Warum die Bahn so unpünktlich wie nie ist
Nur gut die Hälfte der Fernzüge war in diesem Jahr pünktlich – Das hat Gründe
- Zugverspätung, Anschluss weg, gestrandet: Wer in den letzten Wochen mit der Bahn unterwegs war, kann mit hoher Wahrscheinlichkeit ein Lied davon singen. Die Antwort der Bundesregierung auf eine kleine Anfrage der Unionsfraktion bestätigt das Gefühl: In diesem Jahr waren demnach lediglich 50 bis 60 Prozent der Züge der Deutschen Bahn (DB) pünktlich, wie zunächst die „Rheinische Post“berichtete. Ein Überblick.
Wie kommt es zu Verspätungen?
Die Bahn zählt einen Zug ab sechs Minuten als verspätet. Hauptsächlich betroffen sind Strecken im Rhein-Ruhr-Gebiet, zwischen Frankfurt und Mannheim sowie Hamburg und Hannover. Die Gründe variieren nach Bahnangaben, ein Großteil sei aber auf netzbedingte Ursachen, Störungen an Fahrzeugen und Leittechnik sowie Baustellen zurückzuführen.
Wo liegen die Ursachen?
„Die Verspätungen haben damit zu tun, dass der Bund über Jahrzehnte hinweg zu wenig ins Schienennetz investiert hat“, sagte Dirk Flege, Geschäftsführer des Verkehrsverbunds „Allianz pro Schiene“, der „Schwäbischen Zeitung“. Schon der Bundesrechnungshof attestierte der vorherigen Bundesregierung Versäumnisse und Missmanagement bei der DB, Gelder seien nicht in den Bahnverkehr, sondern in „schienenfremde Zwecke“geflossen.
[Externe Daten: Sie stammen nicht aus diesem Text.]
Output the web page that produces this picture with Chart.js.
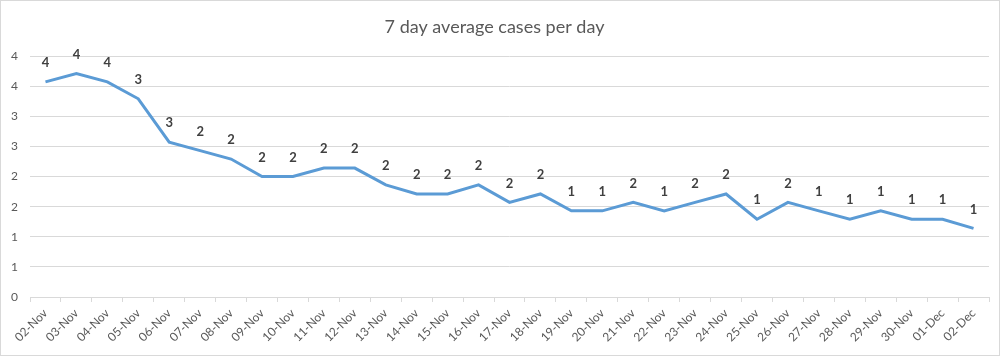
<!DOCTYPE html>
<html>
<head>
<meta charset="utf-8">
<script src="https://cdn.jsdelivr.net/npm/chart.js@4/dist/chart.umd.min.js"></script>
<style>
html,body{margin:0;padding:0;background:#fff;}
canvas{display:block;}
</style>
</head>
<body>
<canvas id="c" width="1000" height="356"></canvas>
<script>
const categories = ["02-Nov","03-Nov","04-Nov","05-Nov","06-Nov","07-Nov","08-Nov","09-Nov","10-Nov","11-Nov","12-Nov","13-Nov","14-Nov","15-Nov","16-Nov","17-Nov","18-Nov","19-Nov","20-Nov","21-Nov","22-Nov","23-Nov","24-Nov","25-Nov","26-Nov","27-Nov","28-Nov","29-Nov","30-Nov","01-Dec","02-Dec"];
const avgCases = [3.57,3.71,3.57,3.29,2.57,2.43,2.29,2.00,2.00,2.14,2.14,1.86,1.71,1.71,1.86,1.57,1.71,1.43,1.43,1.57,1.43,1.57,1.71,1.29,1.57,1.43,1.29,1.43,1.29,1.29,1.14];
const yMin = 0, yMax = 4, yStep = 0.5;
const titleText = "7 day average cases per day";

const frame = {
  id: 'frame',
  beforeDraw(chart) {
    const ctx = chart.ctx;
    ctx.save();
    ctx.fillStyle = '#fff';
    ctx.fillRect(0, 0, chart.width, chart.height);
    ctx.strokeStyle = '#d9d9d9';
    ctx.lineWidth = 1;
    ctx.strokeRect(0.5, 0.5, chart.width - 1, chart.height - 1);
    ctx.restore();
  }
};

const dataLabels = {
  id: 'dataLabels',
  afterDatasetsDraw(chart) {
    const ctx = chart.ctx;
    const meta = chart.getDatasetMeta(0);
    ctx.save();
    ctx.font = 'bold 13px Lato, "Open Sans", sans-serif';
    ctx.fillStyle = '#404040';
    ctx.textAlign = 'center';
    ctx.textBaseline = 'middle';
    meta.data.forEach((pt, i) => {
      const v = chart.data.datasets[0].data[i];
      ctx.fillText(String(Math.round(v)), pt.x, pt.y - 19);
    });
    ctx.restore();
  }
};

new Chart(document.getElementById('c'), {
  type: 'line',
  data: {
    labels: categories,
    datasets: [{
      data: avgCases,
      borderColor: '#5b9bd5',
      borderWidth: 3,
      pointRadius: 0,
      tension: 0,
      fill: false
    }]
  },
  options: {
    responsive: false,
    animation: false,
    devicePixelRatio: 1,
    layout: { padding: { left: 0, right: 11, top: 0, bottom: 4 } },
    plugins: {
      legend: { display: false },
      tooltip: { enabled: false },
      title: {
        display: true,
        text: titleText,
        color: '#595959',
        font: { family: 'Lato, "Open Sans", sans-serif', size: 18, weight: 'normal', lineHeight: 1.2 },
        padding: { top: 16, bottom: 18.4 }
      }
    },
    scales: {
      x: {
        offset: true,
        grid: { offset: true, drawOnChartArea: false, drawTicks: true, tickLength: 5, color: '#d9d9d9' },
        border: { display: true, color: '#d9d9d9', width: 1 },
        ticks: {
          autoSkip: false,
          maxRotation: 45,
          minRotation: 45,
          color: '#595959',
          padding: 4,
          font: { family: 'Lato, "Open Sans", sans-serif', size: 12 }
        },
        afterFit(scale) { scale.height = 55; }
      },
      y: {
        min: yMin,
        max: yMax,
        grid: { color: '#d9d9d9', drawTicks: false },
        border: { display: false },
        ticks: {
          stepSize: yStep,
          color: '#595959',
          padding: 12,
          font: { family: 'Lato, "Open Sans", sans-serif', size: 12 },
          callback: (v) => Math.round(v)
        },
        afterFit(scale) { scale.width = 30; }
      }
    }
  },
  plugins: [frame, dataLabels]
});
</script>
</body>
</html>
Nach Berechnungen der „Allianz pro Schiene“erhöhte der deutsche Staat seit 2010 den Investitionsbetrag
pro Einwohner zwar schon deutlich (2010 waren es 53 Euro, 2016 dann 64 Euro und 2021 124 Euro pro Kopf), doch ein Blick in unsere Nachbarländer spricht Bände: Österreich investierte im vergangenen Jahr 271, die Schweiz 413 Euro pro Einwohner. Die jährlichen Beträge seit 2010 schwankten in beiden Ländern nur minimal.
Laut Dirk Flege stiegen zwar mehr Menschen auf den Zug um, aber die Kapazitäten seien nicht mitgewachsen. Von 1995 bis 2019 hat der Güterverkehr in Deutschland um mehr als 83 Prozent zugenommen, der Personenverkehr um 40 Prozent. Das Schienennetz, das sich Nah-, Fern- und Güterverkehr in Deutschland teilen müssen, nahm im gleichen Zeitraum um fast 15 Prozent ab. „Die Züge stehen auf den Gleisen Schlange, müssen warten bis es weitergeht
– eine wirklich missliche Situation“, sagte Flege.
Wie geht es weiter?
Bis 2030 sollen die Fahrgastzahlen auf 2,8 Milliarden beförderte Passagiere pro Jahr verdoppelt werden. Der verkehrspolitische Sprecher der Grünen-Bundestagfraktion, Stefan Gelbhaar, fordert: „Reaktivierung, Digitalisierung und Ausbau von Strecken, ebenso die Elektrifizierung, müssen massiv beschleunigt werden.“Dafür brauche es schnelle Planungs- und Genehmigungsverfahren und die Grundsätze „Erhalt vor Neubau“und „Schiene vor Straße“. Doch erst einmal werden sich die Fahrgäste auf weitere Verzögerungen einstellen müssen. Ab 2024 werden wichtige Verbindungen grundsaniert – und teilweise Monate gesperrt.